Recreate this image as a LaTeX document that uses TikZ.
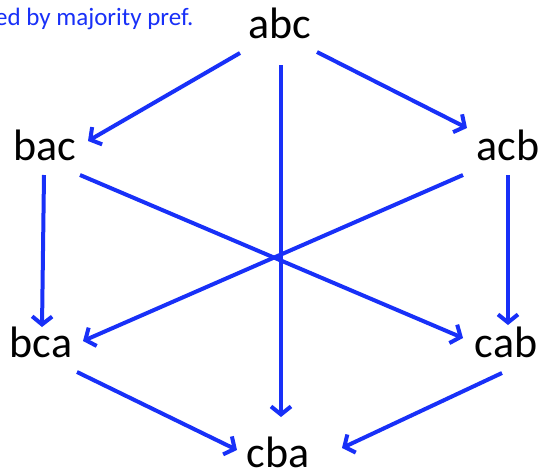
\documentclass[tikz,border=0pt]{standalone}
\usepackage{fontspec}
\setmainfont{Carlito}
\usetikzlibrary{arrows.meta}
\definecolor{lineblue}{RGB}{24,48,248}
\begin{document}
\begin{tikzpicture}[x=1pt,y=-1pt,
  perm/.style={inner sep=0pt,font=\fontsize{44}{48}\selectfont,text=black},
  arr/.style={draw=lineblue,line width=4pt,-{Straight Barb[length=8pt,width=20pt]}}]
\useasboundingbox (0,0) rectangle (544,472);
\clip (0,0) rectangle (544,472);
\fill[white] (0,0) rectangle (544,472);
\node[anchor=base west,inner sep=0pt,font=\fontsize{25}{28}\selectfont,text=lineblue] (title) at (-5,25) {ed by majority pref.};
\node[perm,anchor=base] (abc) at (280,38) {abc};
\node[perm,anchor=base] (bac) at (45,160) {bac};
\node[perm,anchor=base] (acb) at (508,160) {acb};
\node[perm,anchor=base] (bca) at (41,357) {bca};
\node[perm,anchor=base] (cab) at (506,357) {cab};
\node[perm,anchor=base] (cba) at (278,467) {cba};
\draw[arr] ([shift={(-40,15)}]abc.base) -- ([shift={(43,-19)}]bac.base);
\draw[arr] ([shift={(37,14)}]abc.base) -- ([shift={(-41,-32)}]acb.base);
\draw[arr] ([shift={(1,27)}]abc.base) -- ([shift={(3,-50)}]cba.base);
\draw[arr] ([shift={(-1,15)}]bac.base) -- ([shift={(1,-30)}]bca.base);
\draw[arr] ([shift={(0,15)}]acb.base) -- ([shift={(2,-32)}]cab.base);
\draw[arr] ([shift={(35,15)}]bac.base) -- ([shift={(-43,-19)}]cab.base);
\draw[arr] ([shift={(-45,15)}]acb.base) -- ([shift={(42,-16)}]bca.base);
\draw[arr] ([shift={(36,15)}]bca.base) -- ([shift={(-41,-17)}]cba.base);
\draw[arr] ([shift={(-4,16)}]cab.base) -- ([shift={(64,-19)}]cba.base);
\end{tikzpicture}
\end{document}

··········

Exercise aim:
Leave the pictures out, and print every line of the listing exactly as written.

Exercise answer:
Recreate this image as a LaTeX document that uses TikZ.
\documentclass[tikz,border=0pt]{standalone}
\usepackage{fontspec}
\setmainfont{Carlito}
\usetikzlibrary{arrows.meta}
\definecolor{lineblue}{RGB}{24,48,248}
\begin{document}
\begin{tikzpicture}[x=1pt,y=-1pt,
  perm/.style={inner sep=0pt,font=\fontsize{44}{48}\selectfont,text=black},
  arr/.style={draw=lineblue,line width=4pt,-{Straight Barb[length=8pt,width=20pt]}}]
\useasboundingbox (0,0) rectangle (544,472);
\clip (0,0) rectangle (544,472);
\fill[white] (0,0) rectangle (544,472);
\node[anchor=base west,inner sep=0pt,font=\fontsize{25}{28}\selectfont,text=lineblue] (title) at (-5,25) {ed by majority pref.};
\node[perm,anchor=base] (abc) at (280,38) {abc};
\node[perm,anchor=base] (bac) at (45,160) {bac};
\node[perm,anchor=base] (acb) at (508,160) {acb};
\node[perm,anchor=base] (bca) at (41,357) {bca};
\node[perm,anchor=base] (cab) at (506,357) {cab};
\node[perm,anchor=base] (cba) at (278,467) {cba};
\draw[arr] ([shift={(-40,15)}]abc.base) -- ([shift={(43,-19)}]bac.base);
\draw[arr] ([shift={(37,14)}]abc.base) -- ([shift={(-41,-32)}]acb.base);
\draw[arr] ([shift={(1,27)}]abc.base) -- ([shift={(3,-50)}]cba.base);
\draw[arr] ([shift={(-1,15)}]bac.base) -- ([shift={(1,-30)}]bca.base);
\draw[arr] ([shift={(0,15)}]acb.base) -- ([shift={(2,-32)}]cab.base);
\draw[arr] ([shift={(35,15)}]bac.base) -- ([shift={(-43,-19)}]cab.base);
\draw[arr] ([shift={(-45,15)}]acb.base) -- ([shift={(42,-16)}]bca.base);
\draw[arr] ([shift={(36,15)}]bca.base) -- ([shift={(-41,-17)}]cba.base);
\draw[arr] ([shift={(-4,16)}]cab.base) -- ([shift={(64,-19)}]cba.base);
\end{tikzpicture}
\end{document}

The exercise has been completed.